- _TASK DESCRIPTION_: Would you repeat the listing exactly but omit every picture?

>> Begin DATA EXCERPTS

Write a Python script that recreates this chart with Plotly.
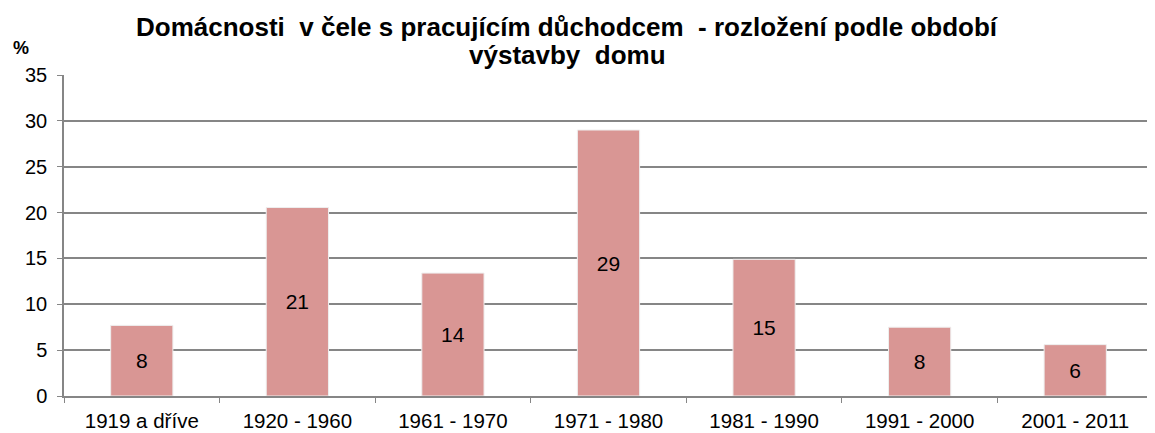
import plotly.graph_objects as go

categories = ["1919 a dříve", "1920 - 1960", "1961 - 1970", "1971 - 1980", "1981 - 1990", "1991 - 2000", "2001 - 2011"]
values = [7.7, 20.55, 13.4, 29.0, 14.9, 7.5, 5.6]
labels = ["8", "21", "14", "29", "15", "8", "6"]
y_ticks = [0, 5, 10, 15, 20, 25, 30, 35]
title_lines = ["Domácnosti \u00a0v čele s pracujícím důchodcem \u00a0- rozložení podle období", "výstavby \u00a0domu"]

FONT = "Liberation Sans, Arial"

fig = go.Figure()
fig.add_trace(go.Bar(
    x=categories, y=values, text=labels,
    textposition="inside", insidetextanchor="middle",
    textfont=dict(family=FONT, size=21, color="black"),
    marker=dict(color="#D99694", line=dict(color="#eeeeee", width=1)),
    width=0.40,
))

fig.update_layout(
    width=1147, height=425,
    paper_bgcolor="white", plot_bgcolor="white",
    margin=dict(l=56, r=2, t=67, b=37),
    showlegend=False,
    font=dict(family=FONT, color="black"),
    uniformtext=dict(minsize=21, mode="show"),
)
fig.update_xaxes(
    showline=True, linecolor="#868686", linewidth=1.5,
    ticks="outside", tickson="boundaries", ticklen=5, tickcolor="#868686",
    tickfont=dict(size=20.5), showgrid=False, ticklabelstandoff=6,
)
fig.update_yaxes(
    range=[0, 35], tickvals=y_ticks,
    showline=True, linecolor="#868686", linewidth=1.5,
    ticks="outside", ticklen=5, tickcolor="#868686",
    showgrid=True, gridcolor="#868686", gridwidth=1.5,
    tickfont=dict(size=20), zeroline=False, ticklabelstandoff=6,
)
for txt, yy in zip(title_lines, [1.15, 1.063]):
    fig.add_annotation(
        text="<b>" + txt + "</b>",
        xref="paper", yref="paper", x=0.462, y=yy, yanchor="middle", xanchor="center",
        showarrow=False, font=dict(size=26, family=FONT),
    )
fig.add_annotation(
    text="<b>%</b>", xref="paper", yref="paper", x=-0.0396, y=1.083,
    xanchor="center", yanchor="middle", showarrow=False,
    font=dict(size=18, family=FONT),
)
fig.write_html("out.html")
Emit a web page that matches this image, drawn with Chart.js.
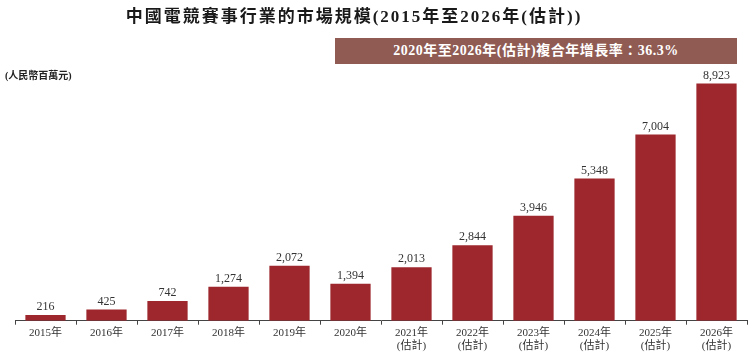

>> End DATA EXCERPTS

- _RESULT FOR THIS TASK_:
Write a Python script that recreates this chart with Plotly.
import plotly.graph_objects as go

categories = ["1919 a dříve", "1920 - 1960", "1961 - 1970", "1971 - 1980", "1981 - 1990", "1991 - 2000", "2001 - 2011"]
values = [7.7, 20.55, 13.4, 29.0, 14.9, 7.5, 5.6]
labels = ["8", "21", "14", "29", "15", "8", "6"]
y_ticks = [0, 5, 10, 15, 20, 25, 30, 35]
title_lines = ["Domácnosti \u00a0v čele s pracujícím důchodcem \u00a0- rozložení podle období", "výstavby \u00a0domu"]

FONT = "Liberation Sans, Arial"

fig = go.Figure()
fig.add_trace(go.Bar(
    x=categories, y=values, text=labels,
    textposition="inside", insidetextanchor="middle",
    textfont=dict(family=FONT, size=21, color="black"),
    marker=dict(color="#D99694", line=dict(color="#eeeeee", width=1)),
    width=0.40,
))

fig.update_layout(
    width=1147, height=425,
    paper_bgcolor="white", plot_bgcolor="white",
    margin=dict(l=56, r=2, t=67, b=37),
    showlegend=False,
    font=dict(family=FONT, color="black"),
    uniformtext=dict(minsize=21, mode="show"),
)
fig.update_xaxes(
    showline=True, linecolor="#868686", linewidth=1.5,
    ticks="outside", tickson="boundaries", ticklen=5, tickcolor="#868686",
    tickfont=dict(size=20.5), showgrid=False, ticklabelstandoff=6,
)
fig.update_yaxes(
    range=[0, 35], tickvals=y_ticks,
    showline=True, linecolor="#868686", linewidth=1.5,
    ticks="outside", ticklen=5, tickcolor="#868686",
    showgrid=True, gridcolor="#868686", gridwidth=1.5,
    tickfont=dict(size=20), zeroline=False, ticklabelstandoff=6,
)
for txt, yy in zip(title_lines, [1.15, 1.063]):
    fig.add_annotation(
        text="<b>" + txt + "</b>",
        xref="paper", yref="paper", x=0.462, y=yy, yanchor="middle", xanchor="center",
        showarrow=False, font=dict(size=26, family=FONT),
    )
fig.add_annotation(
    text="<b>%</b>", xref="paper", yref="paper", x=-0.0396, y=1.083,
    xanchor="center", yanchor="middle", showarrow=False,
    font=dict(size=18, family=FONT),
)
fig.write_html("out.html")
Emit a web page that matches this image, drawn with Chart.js.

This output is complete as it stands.